Challenge: Leave out the pictures, and retype only the lines from the beginning of the material through the line that contains "const HEIGHT = 827;", including both.

-- START OF Provided material --

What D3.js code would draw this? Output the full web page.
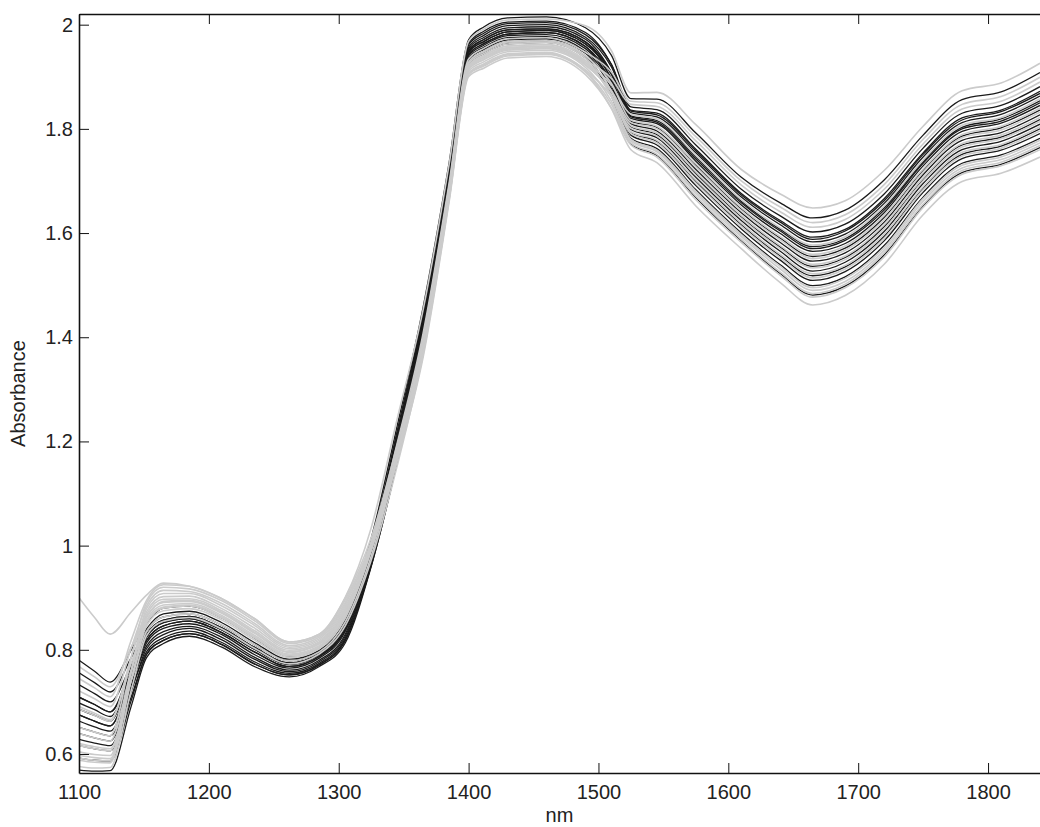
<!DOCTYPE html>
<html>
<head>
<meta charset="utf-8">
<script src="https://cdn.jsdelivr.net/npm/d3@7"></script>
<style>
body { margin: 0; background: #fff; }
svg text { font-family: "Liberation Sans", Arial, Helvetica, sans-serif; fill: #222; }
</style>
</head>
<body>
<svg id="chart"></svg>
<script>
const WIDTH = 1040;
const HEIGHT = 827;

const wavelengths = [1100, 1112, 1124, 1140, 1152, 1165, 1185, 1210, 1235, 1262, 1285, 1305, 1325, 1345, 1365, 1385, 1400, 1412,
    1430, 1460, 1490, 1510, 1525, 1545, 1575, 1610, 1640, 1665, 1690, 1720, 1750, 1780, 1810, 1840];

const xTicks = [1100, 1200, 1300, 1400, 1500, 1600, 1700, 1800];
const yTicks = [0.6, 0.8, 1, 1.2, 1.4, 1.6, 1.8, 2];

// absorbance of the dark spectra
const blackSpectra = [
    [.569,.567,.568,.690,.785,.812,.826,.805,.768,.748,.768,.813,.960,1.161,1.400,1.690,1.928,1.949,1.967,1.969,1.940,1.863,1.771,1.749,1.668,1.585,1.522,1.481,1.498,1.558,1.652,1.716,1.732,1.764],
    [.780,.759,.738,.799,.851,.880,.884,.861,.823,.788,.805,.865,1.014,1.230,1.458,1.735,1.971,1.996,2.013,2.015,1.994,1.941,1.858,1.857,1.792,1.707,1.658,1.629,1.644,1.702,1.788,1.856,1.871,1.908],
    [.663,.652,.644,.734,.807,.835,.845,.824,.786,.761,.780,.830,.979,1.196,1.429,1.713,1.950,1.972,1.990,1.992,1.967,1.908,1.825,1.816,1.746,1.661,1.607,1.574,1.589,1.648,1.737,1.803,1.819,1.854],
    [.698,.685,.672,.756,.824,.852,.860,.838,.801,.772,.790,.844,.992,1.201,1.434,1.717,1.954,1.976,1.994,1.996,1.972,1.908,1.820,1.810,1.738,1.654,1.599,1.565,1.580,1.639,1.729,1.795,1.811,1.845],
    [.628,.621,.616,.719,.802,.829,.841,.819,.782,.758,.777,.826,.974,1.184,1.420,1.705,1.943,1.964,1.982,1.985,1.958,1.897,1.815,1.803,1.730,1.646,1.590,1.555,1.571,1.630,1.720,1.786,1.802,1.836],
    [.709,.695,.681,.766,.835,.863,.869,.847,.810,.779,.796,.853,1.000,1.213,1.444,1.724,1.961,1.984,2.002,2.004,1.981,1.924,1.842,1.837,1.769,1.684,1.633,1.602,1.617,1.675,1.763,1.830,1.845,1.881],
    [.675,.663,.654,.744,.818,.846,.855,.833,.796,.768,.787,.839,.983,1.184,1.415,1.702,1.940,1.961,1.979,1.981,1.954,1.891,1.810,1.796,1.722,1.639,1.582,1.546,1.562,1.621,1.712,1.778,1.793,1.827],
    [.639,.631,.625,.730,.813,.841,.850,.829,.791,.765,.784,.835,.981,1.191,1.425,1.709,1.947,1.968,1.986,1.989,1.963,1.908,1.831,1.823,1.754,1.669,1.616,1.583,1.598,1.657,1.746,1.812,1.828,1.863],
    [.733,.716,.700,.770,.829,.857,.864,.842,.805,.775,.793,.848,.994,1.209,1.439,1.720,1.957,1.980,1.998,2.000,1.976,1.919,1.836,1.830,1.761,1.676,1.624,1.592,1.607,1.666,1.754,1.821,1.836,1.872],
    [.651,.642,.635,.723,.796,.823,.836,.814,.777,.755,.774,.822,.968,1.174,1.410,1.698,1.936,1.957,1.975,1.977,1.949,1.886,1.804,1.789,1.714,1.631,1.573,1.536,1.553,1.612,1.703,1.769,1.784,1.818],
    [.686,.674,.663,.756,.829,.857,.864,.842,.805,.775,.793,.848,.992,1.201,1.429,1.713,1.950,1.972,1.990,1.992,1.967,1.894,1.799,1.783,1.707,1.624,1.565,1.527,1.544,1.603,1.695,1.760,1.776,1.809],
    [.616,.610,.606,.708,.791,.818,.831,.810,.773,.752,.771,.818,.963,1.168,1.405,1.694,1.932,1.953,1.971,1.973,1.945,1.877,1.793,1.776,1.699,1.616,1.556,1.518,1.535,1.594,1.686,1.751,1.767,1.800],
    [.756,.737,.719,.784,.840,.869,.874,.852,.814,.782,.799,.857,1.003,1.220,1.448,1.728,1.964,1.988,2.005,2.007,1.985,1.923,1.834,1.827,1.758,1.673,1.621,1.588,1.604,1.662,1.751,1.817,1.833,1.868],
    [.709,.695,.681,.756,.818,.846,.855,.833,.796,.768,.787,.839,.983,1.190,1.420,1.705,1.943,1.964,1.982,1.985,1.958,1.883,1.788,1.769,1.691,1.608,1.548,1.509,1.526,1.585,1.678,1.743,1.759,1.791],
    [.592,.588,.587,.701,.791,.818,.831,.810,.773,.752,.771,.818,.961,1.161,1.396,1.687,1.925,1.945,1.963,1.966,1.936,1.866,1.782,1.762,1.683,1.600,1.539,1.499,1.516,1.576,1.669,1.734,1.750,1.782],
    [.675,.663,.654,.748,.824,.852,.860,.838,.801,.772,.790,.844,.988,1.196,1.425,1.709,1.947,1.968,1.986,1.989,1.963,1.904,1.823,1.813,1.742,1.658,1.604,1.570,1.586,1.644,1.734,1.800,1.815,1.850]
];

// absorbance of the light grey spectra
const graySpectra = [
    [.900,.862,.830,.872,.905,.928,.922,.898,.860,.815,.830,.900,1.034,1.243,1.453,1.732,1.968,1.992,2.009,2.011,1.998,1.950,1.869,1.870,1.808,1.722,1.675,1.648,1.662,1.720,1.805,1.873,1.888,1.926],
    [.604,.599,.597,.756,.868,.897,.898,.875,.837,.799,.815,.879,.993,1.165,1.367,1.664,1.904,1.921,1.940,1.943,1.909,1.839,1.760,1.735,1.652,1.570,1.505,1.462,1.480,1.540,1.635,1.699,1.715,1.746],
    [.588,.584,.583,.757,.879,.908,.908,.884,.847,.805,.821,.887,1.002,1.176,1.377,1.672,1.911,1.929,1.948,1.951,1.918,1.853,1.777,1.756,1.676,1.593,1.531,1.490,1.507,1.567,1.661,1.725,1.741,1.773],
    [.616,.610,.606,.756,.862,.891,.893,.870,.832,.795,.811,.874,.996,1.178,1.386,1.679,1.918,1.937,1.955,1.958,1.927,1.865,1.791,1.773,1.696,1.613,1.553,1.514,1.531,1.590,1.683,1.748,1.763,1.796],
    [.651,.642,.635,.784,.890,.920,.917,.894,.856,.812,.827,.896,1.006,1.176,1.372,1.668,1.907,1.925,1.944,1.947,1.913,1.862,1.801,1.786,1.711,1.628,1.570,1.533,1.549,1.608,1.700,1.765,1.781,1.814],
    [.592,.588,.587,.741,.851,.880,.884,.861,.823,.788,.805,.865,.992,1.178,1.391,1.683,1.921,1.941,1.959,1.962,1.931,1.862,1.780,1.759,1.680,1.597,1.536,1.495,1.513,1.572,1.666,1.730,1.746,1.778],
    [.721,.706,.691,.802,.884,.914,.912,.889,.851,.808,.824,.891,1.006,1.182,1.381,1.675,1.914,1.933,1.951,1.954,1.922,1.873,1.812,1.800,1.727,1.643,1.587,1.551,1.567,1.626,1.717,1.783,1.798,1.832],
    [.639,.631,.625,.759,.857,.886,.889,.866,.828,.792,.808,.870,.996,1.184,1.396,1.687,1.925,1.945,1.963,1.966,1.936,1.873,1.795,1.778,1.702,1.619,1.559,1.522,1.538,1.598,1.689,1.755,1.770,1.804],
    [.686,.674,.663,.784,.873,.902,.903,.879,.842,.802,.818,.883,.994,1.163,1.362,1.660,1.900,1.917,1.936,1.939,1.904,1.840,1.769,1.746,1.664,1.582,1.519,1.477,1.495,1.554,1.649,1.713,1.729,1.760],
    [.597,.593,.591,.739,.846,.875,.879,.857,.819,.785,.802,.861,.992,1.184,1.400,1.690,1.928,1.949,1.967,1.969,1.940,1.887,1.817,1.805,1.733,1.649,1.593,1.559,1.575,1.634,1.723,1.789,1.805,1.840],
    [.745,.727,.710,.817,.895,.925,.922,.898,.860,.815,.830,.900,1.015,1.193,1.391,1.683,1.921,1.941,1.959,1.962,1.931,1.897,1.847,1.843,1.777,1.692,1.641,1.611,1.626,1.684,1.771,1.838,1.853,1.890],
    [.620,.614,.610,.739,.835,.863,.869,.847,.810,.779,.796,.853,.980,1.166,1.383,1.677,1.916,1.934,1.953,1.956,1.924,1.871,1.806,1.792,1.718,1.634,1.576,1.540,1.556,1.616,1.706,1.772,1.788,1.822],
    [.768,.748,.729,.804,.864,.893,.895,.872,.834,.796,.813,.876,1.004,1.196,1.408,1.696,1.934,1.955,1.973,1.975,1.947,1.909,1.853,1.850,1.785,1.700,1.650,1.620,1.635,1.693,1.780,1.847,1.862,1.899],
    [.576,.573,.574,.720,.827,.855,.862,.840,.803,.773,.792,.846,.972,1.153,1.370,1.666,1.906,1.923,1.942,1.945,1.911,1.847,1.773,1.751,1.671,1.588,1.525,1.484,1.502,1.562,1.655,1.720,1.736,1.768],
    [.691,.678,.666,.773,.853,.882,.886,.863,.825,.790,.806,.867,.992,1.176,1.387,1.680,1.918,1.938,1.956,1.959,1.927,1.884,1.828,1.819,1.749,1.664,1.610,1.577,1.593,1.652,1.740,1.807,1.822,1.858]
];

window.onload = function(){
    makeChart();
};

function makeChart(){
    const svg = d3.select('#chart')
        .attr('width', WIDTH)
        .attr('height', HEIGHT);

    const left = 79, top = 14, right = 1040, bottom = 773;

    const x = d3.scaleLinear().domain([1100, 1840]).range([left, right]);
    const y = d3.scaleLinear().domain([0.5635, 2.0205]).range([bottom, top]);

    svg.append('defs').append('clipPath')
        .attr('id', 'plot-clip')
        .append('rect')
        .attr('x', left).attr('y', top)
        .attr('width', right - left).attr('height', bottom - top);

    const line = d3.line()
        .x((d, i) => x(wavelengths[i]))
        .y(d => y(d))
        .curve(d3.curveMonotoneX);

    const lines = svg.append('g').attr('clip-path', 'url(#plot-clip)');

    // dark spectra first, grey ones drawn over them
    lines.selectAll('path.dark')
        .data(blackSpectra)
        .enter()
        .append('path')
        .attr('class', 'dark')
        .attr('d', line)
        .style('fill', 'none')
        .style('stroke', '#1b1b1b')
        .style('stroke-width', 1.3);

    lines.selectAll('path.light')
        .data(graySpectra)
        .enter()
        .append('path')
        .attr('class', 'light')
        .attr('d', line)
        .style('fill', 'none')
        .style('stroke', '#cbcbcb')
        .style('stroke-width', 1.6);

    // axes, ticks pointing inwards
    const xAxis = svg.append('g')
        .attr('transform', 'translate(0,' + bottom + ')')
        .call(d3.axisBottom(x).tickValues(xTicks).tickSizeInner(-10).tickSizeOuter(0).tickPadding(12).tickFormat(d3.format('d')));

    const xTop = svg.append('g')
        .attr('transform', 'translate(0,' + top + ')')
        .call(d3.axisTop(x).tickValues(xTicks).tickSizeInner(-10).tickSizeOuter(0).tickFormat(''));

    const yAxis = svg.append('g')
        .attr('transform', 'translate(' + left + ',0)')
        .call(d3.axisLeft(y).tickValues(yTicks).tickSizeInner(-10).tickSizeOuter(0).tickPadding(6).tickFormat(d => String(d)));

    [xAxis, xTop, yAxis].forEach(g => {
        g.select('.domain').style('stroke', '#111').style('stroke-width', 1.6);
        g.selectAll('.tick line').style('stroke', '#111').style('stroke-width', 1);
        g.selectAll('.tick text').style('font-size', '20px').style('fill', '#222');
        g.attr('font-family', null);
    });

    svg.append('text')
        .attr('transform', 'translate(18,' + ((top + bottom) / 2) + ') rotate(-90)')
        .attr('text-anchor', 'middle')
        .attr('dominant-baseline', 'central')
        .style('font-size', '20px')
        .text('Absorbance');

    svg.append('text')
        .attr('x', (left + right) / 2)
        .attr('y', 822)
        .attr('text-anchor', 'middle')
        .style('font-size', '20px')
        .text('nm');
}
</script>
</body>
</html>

-- END OF Provided material --

Correct answer:
What D3.js code would draw this? Output the full web page.
<!DOCTYPE html>
<html>
<head>
<meta charset="utf-8">
<script src="https://cdn.jsdelivr.net/npm/d3@7"></script>
<style>
body { margin: 0; background: #fff; }
svg text { font-family: "Liberation Sans", Arial, Helvetica, sans-serif; fill: #222; }
</style>
</head>
<body>
<svg id="chart"></svg>
<script>
const WIDTH = 1040;
const HEIGHT = 827;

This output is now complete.